Par sa position, Brazzaville devait servir de relais entre les régions septentrionales de l’Afrique équatoriale française et l’océan. Peu à peu, ce site va connaître sa première forme d’urbanisation. « Par arrêté du 5 Octobre 1910, la ville est érigée en commune mixte » (Brazzaville, 1980). La ville européenne compte près de 500 européens et les autochtones sont repartis dans les agglomérations urbaines de Poto-poto et Bacongo où commence le tracé de quelques rues en damier. Jusqu’en 1917, la ville comptait près de 10 000 habitants. Mais, l’afflux des ruraux et l’accroissement naturel de la population feront que progressivement la ville dépasse ses limites spatiales initiales. Aussi, compte-t-elle de nos jours sept arrondissements :
1- Makélékélé 2- Bacongo 3-Poto-poto
4- Moungali 5- Ouenzé 6- Talangai 7- Mfilou.
Sur le plan démographique, Brazzaville comptait près de 850 000 habitants en 1996 (C.N.S.E.E., 1996) et en 2002 sa population a été estimée à 1 004 000 habitants, soit 1/3 de la population totale du pays. Et, d’après les projections des Nations-Unies, évidemment tributaires des incertitudes statistiques, Brazzaville comptera plus de 3 millions d’habitants en 2025 alors que le Congo en comptera près de 6 300 000 la même année.

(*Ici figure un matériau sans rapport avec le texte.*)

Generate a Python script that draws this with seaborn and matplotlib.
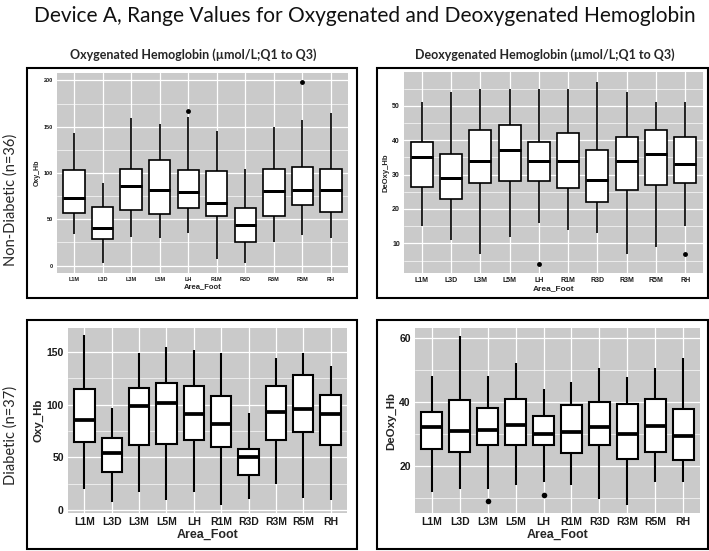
import numpy as np
import pandas as pd
import matplotlib
matplotlib.use('Agg')
import matplotlib.pyplot as plt
import seaborn as sns

areas = ['L1M', 'L3D', 'L3M', 'L5M', 'LH', 'R1M', 'R3D', 'R3M', 'R5M', 'RH']

# Non-Diabetic, oxygenated Hb: whisker low, Q1, median, Q3, whisker high
nd_oxy_low = [34, 3, 31, 30, 35, 7, 3, 26, 33, 30]
nd_oxy_q1 = [57, 29, 60, 56, 62, 54, 26, 54, 65, 58]
nd_oxy_med = [73, 41, 86, 82, 79, 68, 44, 81, 82, 82]
nd_oxy_q3 = [103, 63, 104, 114, 103, 102, 62, 104, 107, 104]
nd_oxy_high = [143, 89, 159, 153, 161, 145, 104, 150, 157, 165]
nd_oxy_out_area = ['LH', 'R5M']
nd_oxy_out_val = [167, 198]

# Non-Diabetic, deoxygenated Hb
nd_deoxy_low = [15, 11, 7, 12, 16, 14, 13, 7, 9, 15]
nd_deoxy_q1 = [26.5, 23, 27.5, 28, 28, 26, 22, 25.5, 27, 27.5]
nd_deoxy_med = [35, 29, 34, 37, 34, 34, 28.5, 34, 36, 33]
nd_deoxy_q3 = [39.5, 36, 43, 44.5, 39.5, 42, 37, 41, 43, 41]
nd_deoxy_high = [51, 54, 55, 55, 55, 55, 57, 54, 51, 51]
nd_deoxy_out_area = ['LH', 'RH']
nd_deoxy_out_val = [4, 7]

# Diabetic, oxygenated Hb
d_oxy_low = [20, 7, 17, 9.5, 17, 5, 10, 25, 11, 9]
d_oxy_q1 = [65, 36, 62, 63, 66, 60, 33, 66, 74, 62]
d_oxy_med = [85, 54, 99, 102, 91, 82, 50, 93, 96, 91]
d_oxy_q3 = [115, 68, 116, 121, 118, 108, 58, 118, 128, 109]
d_oxy_high = [166, 97, 149, 155, 152, 149, 92, 144, 149, 137]
d_oxy_out_area = []
d_oxy_out_val = []

# Diabetic, deoxygenated Hb
d_deoxy_low = [12, 13, 13, 14, 15, 14, 9.7, 7.8, 15, 15]
d_deoxy_q1 = [25.4, 24.4, 26.6, 26.6, 26.6, 24.1, 26.6, 22.1, 24.5, 21.9]
d_deoxy_med = [32.2, 30.9, 31.3, 32.7, 30.1, 30.6, 32.2, 30, 32.6, 29.4]
d_deoxy_q3 = [36.7, 40.6, 38.2, 41, 35.5, 38.9, 40.1, 39.2, 40.8, 37.9]
d_deoxy_high = [48, 60.4, 48, 52.2, 43.9, 46.2, 50.6, 47.6, 50.6, 53.8]
d_deoxy_out_area = ['L3M', 'LH']
d_deoxy_out_val = [9, 10.9]

W, H = 709, 551

sns.set_theme(style='darkgrid', rc={'axes.facecolor': '#cacaca', 'grid.color': 'white'})
plt.rcParams['font.family'] = ['Liberation Sans', 'DejaVu Sans']

fig = plt.figure(figsize=(W / 100, H / 100), dpi=100)


def px_axes(x0, y0, x1, y1):
    return fig.add_axes([x0 / W, 1 - y1 / H, (x1 - x0) / W, (y1 - y0) / H])


def five_num_frame(low, q1, med, q3, high, col):
    rows = []
    for i, a in enumerate(areas):
        for v in (low[i], q1[i], med[i], q3[i], high[i]):
            rows.append({'Area_Foot': a, col: v})
    return pd.DataFrame(rows)


def panel(ax, low, q1, med, q3, high, out_a, out_v, col, ylim, major, minor,
          tick_fs, lab_fs, lw, dot):
    df = five_num_frame(low, q1, med, q3, high, col)
    sns.boxplot(data=df, x='Area_Foot', y=col, order=areas, whis=(0, 100),
                color='white', linecolor='black', linewidth=lw, width=0.75,
                saturation=1, showfliers=False, showcaps=False, ax=ax,
                medianprops={'linewidth': lw * 1.8})
    if out_a:
        odf = pd.DataFrame({'Area_Foot': out_a, col: out_v})
        sns.stripplot(data=odf, x='Area_Foot', y=col, order=areas, jitter=False,
                      color='black', size=dot, ax=ax)
    ax.set_xlim(-0.6, 9.6)
    ax.set_ylim(*ylim)
    ax.set_yticks(major)
    ax.set_yticks(minor, minor=True)
    ax.grid(which='major', color='white', linewidth=0.9)
    ax.grid(which='minor', axis='y', color='white', linewidth=0.45)
    ax.tick_params(which='major', length=2, width=0.6, color='#333333',
                   labelsize=tick_fs, labelcolor='#1a1a1a', pad=1)
    ax.tick_params(which='minor', length=0)
    for t in ax.get_xticklabels() + ax.get_yticklabels():
        t.set_fontweight('bold')
    for s in ax.spines.values():
        s.set_visible(False)
    ax.set_xlabel('Area_Foot', fontsize=lab_fs, fontweight='bold', labelpad=1)
    ax.set_ylabel(col, fontsize=lab_fs * 0.92, fontweight='bold', labelpad=2)


ax1 = px_axes(57, 73, 348, 273)
panel(ax1, nd_oxy_low, nd_oxy_q1, nd_oxy_med, nd_oxy_q3, nd_oxy_high,
      nd_oxy_out_area, nd_oxy_out_val, 'Oxy_Hb', (-8, 208),
      [0, 50, 100, 150, 200], [25, 75, 125, 175], 4, 5.5, 1.2, 3.5)

ax2 = px_axes(404, 72, 703, 273)
panel(ax2, nd_deoxy_low, nd_deoxy_q1, nd_deoxy_med, nd_deoxy_q3, nd_deoxy_high,
      nd_deoxy_out_area, nd_deoxy_out_val, 'DeOxy_Hb', (1.4, 59.8),
      [10, 20, 30, 40, 50], [5, 15, 25, 35, 45, 55], 5, 6, 1.2, 3.5)

ax3 = px_axes(68, 328, 347, 513)
panel(ax3, d_oxy_low, d_oxy_q1, d_oxy_med, d_oxy_q3, d_oxy_high,
      d_oxy_out_area, d_oxy_out_val, 'Oxy_Hb', (-3, 173),
      [0, 50, 100, 150], [25, 75, 125], 7.5, 9, 1.5, 4)

ax4 = px_axes(415, 328, 700, 513)
panel(ax4, d_deoxy_low, d_deoxy_q1, d_deoxy_med, d_deoxy_q3, d_deoxy_high,
      d_deoxy_out_area, d_deoxy_out_val, 'DeOxy_Hb', (5.4, 63),
      [20, 40, 60], [10, 30, 50], 7.5, 9, 1.5, 4)

# black frames around each panel
for x0, y0, x1, y1 in [(27, 68, 357, 298), (377, 68, 708, 298),
                       (27, 320, 357, 549), (377, 320, 708, 549)]:
    fig.add_artist(plt.Rectangle((x0 / W, 1 - y1 / H), (x1 - x0) / W, (y1 - y0) / H,
                                 transform=fig.transFigure, fill=False,
                                 edgecolor='black', linewidth=1.5))

fig.text(364.5 / W, 1 - 16 / H,
         'Device A, Range Values for Oxygenated and Deoxygenated Hemoglobin',
         ha='center', va='center', fontsize=15, color='#111111',
         family=['Lato', 'DejaVu Sans'])
fig.text(193 / W, 1 - 55 / H, 'Oxygenated Hemoglobin (\u00b5mol/L;Q1 to Q3)',
         ha='center', va='center', fontsize=9, fontweight='bold',
         family=['Lato', 'DejaVu Sans'])
fig.text(545 / W, 1 - 55 / H, 'Deoxygenated Hemoglobin (\u00b5mol/L;Q1 to Q3)',
         ha='center', va='center', fontsize=9, fontweight='bold',
         family=['Lato', 'DejaVu Sans'])
fig.text(11 / W, 1 - 200 / H, 'Non-Diabetic (n=36)', rotation=90,
         ha='center', va='center', fontsize=10.5, family=['Lato', 'DejaVu Sans'])
fig.text(11 / W, 1 - 435 / H, 'Diabetic (n=37)', rotation=90,
         ha='center', va='center', fontsize=10.5, family=['Lato', 'DejaVu Sans'])

fig.savefig('out.png', dpi=100, facecolor='white')
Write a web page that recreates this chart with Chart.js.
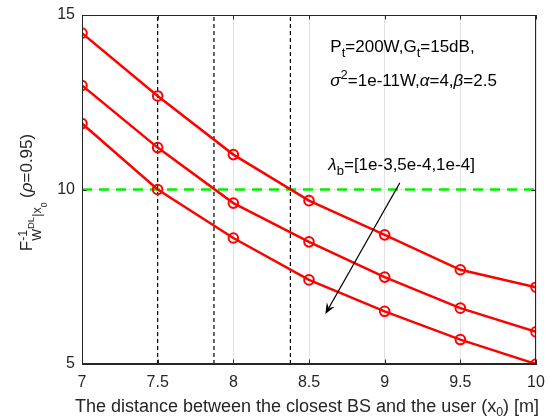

Tableau 1 : Évolution de la population de Brazzaville : 1910-2025
Années
| Population
|
1910
| 6000
|
1917
| 10000
|
1937
| 20000
|
1945
| 50200
|
1955
| 92250
|
1961
| 127964
|
1970
| 200000
|
1974
| 289700
|
1978
| 400000
|
1984
| 584682
|
1996
| 850000
|
2002
| 1004000
|
2025
| 3000000
|
Source :Publi-Congo, C.N.S.E.E. et LE FORT C.
Depuis les années quatre vingt, ses habitants paient le prix fort de cette croissance démographique. Leurs revenus, auparavant bien supérieurs ceux des ruraux, ont été laminés, ce qui généralise la paupérisation.
Brazzaville, comme toutes les villes d’Afrique noire, traverse une phase de rupture d’équilibre entre grandeurs économiques, notamment entre production et consommation. Cette situation est liée à plusieurs facteurs :
Sur le plan socio-économique, « la dévaluation du franc C.F.A., monnaie utilisée dans la sous région, survenue le 12 janvier 1994, a aggravé l’état socio-économique de ce pays » (CAUDERT K., 1996).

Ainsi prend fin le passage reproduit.